The laws surrounding salvage and rebuilt vehicles vary by state. In certain states, a car that’s been totaled or otherwise declared a total loss and issued salvage title is no longer legally allowed on the roads. But if it passes an inspection, you can be back in the driver’s seat if it’s reissued a rebuilt title.
Car title types
A car’s title is a legal document that establishes who the owner of the car is. If your auto lender has a lien on your car, it might hold onto the title until you pay off a car loan in full, or the title could be transferred to you by a seller if you buy a car outright in cash. A car’s title can tell you important facts about the vehicle.
A clean title doesn’t have any records indicating that a vehicle is or has been unsafe to drive in the past. Keep in mind that a clean title doesn’t mean you won’t have any mechanical problems with the vehicle you’re considering, but it’s an assurance that the car hasn’t been totaled or suffered significant damage.
Other types of titles
There are many different types of titles that can mean different things, and the definitions can vary by state. For example, in California, a junk title indicates the vehicle has been dismantled by an individual or dismantler. In Michigan, if the title is marked as junk or scrap, it means that the vehicle can’t be titled again.

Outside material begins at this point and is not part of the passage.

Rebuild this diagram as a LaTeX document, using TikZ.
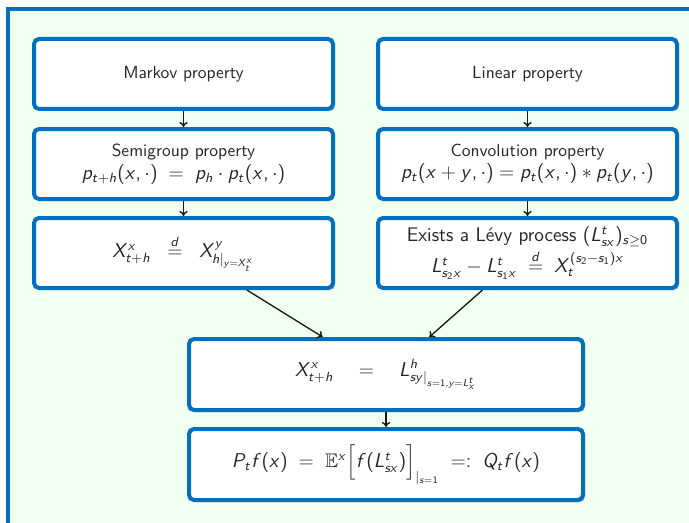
\documentclass[tikz,border=0pt]{standalone}
\usepackage{amsmath,amssymb}
\usepackage{xcolor}
\definecolor{frBlue}{RGB}{0,112,190}
\definecolor{frMint}{RGB}{240,255,240}
\definecolor{frShade}{RGB}{150,150,150}
\DeclareSymbolFont{sfit}{OT1}{cmss}{m}{sl}
\DeclareSymbolFont{sfup}{OT1}{cmss}{m}{n}
\def\sfmathlet#1{\DeclareMathSymbol{#1}{\mathalpha}{sfit}{`#1}}
\def\sfmathnum#1{\DeclareMathSymbol{#1}{\mathalpha}{sfup}{`#1}}
\sfmathlet a\sfmathlet b\sfmathlet c\sfmathlet d\sfmathlet e\sfmathlet f\sfmathlet g
\sfmathlet h\sfmathlet i\sfmathlet j\sfmathlet k\sfmathlet l\sfmathlet m\sfmathlet n
\sfmathlet o\sfmathlet p\sfmathlet q\sfmathlet r\sfmathlet s\sfmathlet t\sfmathlet u
\sfmathlet v\sfmathlet w\sfmathlet x\sfmathlet y\sfmathlet z
\sfmathlet L\sfmathlet P\sfmathlet Q\sfmathlet X
\sfmathnum 0\sfmathnum 1\sfmathnum 2\sfmathnum 3
\DeclareMathSymbol{(}{\mathopen}{sfup}{`(}
\DeclareMathSymbol{)}{\mathclose}{sfup}{`)}
\DeclareMathSymbol{=}{\mathrel}{sfup}{`=}
\DeclareMathSymbol{+}{\mathbin}{sfup}{`+}
\DeclareMathSymbol{,}{\mathpunct}{sfup}{`,}
\DeclareMathSymbol{:}{\mathrel}{sfup}{`:}
\newcommand\mfs{\fontsize{11.8}{14}\selectfont}
\usepackage{tikz}
\usetikzlibrary{arrows.meta,shadows}

\begin{document}
\begin{tikzpicture}[
  box/.style={draw=frBlue,line width=2.4pt,fill=white,rounded corners=3pt,
    minimum width=179.4pt,minimum height=42pt,align=center,
    font=\sffamily\fontsize{10.5}{13}\selectfont,text=black!85,
    drop shadow={shadow xshift=1.2pt,shadow yshift=-1.2pt,fill=frShade,opacity=0.6}},
  wide/.style={box,minimum width=236.4pt,minimum height=42.6pt},
  arr/.style={-{To[length=3pt,width=5pt]},line width=0.8pt,black!90},
  x=0.6pt,y=-0.6pt]

  \useasboundingbox (0,0) rectangle (689,523);
  \fill[frMint] (8,9) rectangle (689,523);
  \draw[frBlue,line width=2.4pt] (8,523) -- (8,9) -- (689,9);

  \node[box] (markov) at (183.5,74) {Markov property};
  \node[box] (linear) at (527.5,74) {Linear property};
  \node[box] (semi) at (183.5,164) {Semigroup property\\[0.5pt]
    \mfs$p_{t+h}(x,\cdot)\;=\;p_h\cdot p_t(x,\cdot)$};
  \node[box] (conv) at (527.5,164) {Convolution property\\[0.5pt]
    \mfs$p_t(x+y,\cdot)=p_t(x,\cdot)*p_t(y,\cdot)$};
  \node[box] (xeq) at (183.5,253) {\mfs$X^x_{t+h}\;\;\overset{d}{=}\;\;X^y_{h|_{y=X^x_t}}$};
  \node[box] (levy) at (527.5,253) {\mfs Exists a L\'evy process $(L^t_{sx})_{s\geq0}$\\[1pt]
    \mfs$L^t_{s_2x}-L^t_{s_1x}\;\overset{d}{=}\;X_t^{(s_2-s_1)x}$};
  \node[wide] (mid) at (386,374.5) {\mfs$X^x_{t+h}\quad=\quad L^h_{sy|_{s=1,y=L^t_x}}$};
  \node[wide] (bot) at (386,464.5) {\mfs$P_tf(x)\;=\;\mathbb{E}^x\Big[f(L^t_{sx})\Big]_{|_{s=1}}\;=:\;Q_tf(x)$};

  \foreach \a/\b in {markov/semi,semi/xeq,linear/conv,conv/levy,mid/bot}
    \draw[arr] (\a) -- (\b);
  \draw[arr] ([xshift=38pt]xeq.south) -- ([xshift=-38pt]mid.north);
  \draw[arr] ([xshift=-27pt]levy.south) -- ([xshift=26pt]mid.north);
\end{tikzpicture}
\end{document}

It may be difficult to know how to tell whether a car has been issued a title brand or junk title in the past. The Federal Trade Commission recommends getting an independent review of a vehicle’s history and using trusted sources to check whether there is anything funky with the car’s past. For example, the Department of Justice’s National Motor Vehicle Title Information System provides information about a vehicle’s title and certain damage history for a fee.
What you need to know about salvage titles
Typically, a salvage title means that the car has been deemed a total loss and is no longer safe to drive. Insurance companies generally make the call on whether the car is considered “totaled,” and what happens next depends mostly on which state you live in. In Wisconsin, for example, a car may be considered salvage after an insurance company has determined that its damage would cost more than 70% of the car’s fair market value to fix.
When an insurance company declares a vehicle as a total loss, the state motor vehicle agency handles the process of salvage title, and the process varies by state. If a salvage title is issued, you may not be able to legally drive the car in your state. But that doesn’t mean you can’t still cash in. If you sell the car for scraps and parts, you may be able to make some money.
What you need to know about rebuilt titles
Some states have rebuilt titles, indicating the car used to have a salvage title but has since been rebuilt. For example, in Wisconsin a car with salvage title can become rebuilt salvage after passing a state salvage inspection. It’s issued a rebuilt title instead of a clean title to prevent you from paying more for the car than what it’s worth. Once a car is issued a rebuilt title, it won’t ever be issued a clean title again. It’ll always carry the mark on its title.
Even if a car has been rebuilt by qualified professional mechanics, there’s always a chance that something hidden went unfixed. This can especially be an issue with rebuilt cars — that’s why they’re cheaper.
Whether or not it’s worth it to buy a car with a rebuilt title is up to you. One thing’s for sure, though: Make sure you get an inspection from a qualified mechanic before you buy anything. This will help flag obvious problems, and the mechanic may be able to give you insight into other expenses you may face down the road.
Finally, check with your insurance company before you buy a car with a rebuilt title. It can be difficult to find an insurance company willing to insure a car with a rebuilt title. The last thing you want to do is buy a cheap car only to find out you won’t be able to use it because you can’t insure it.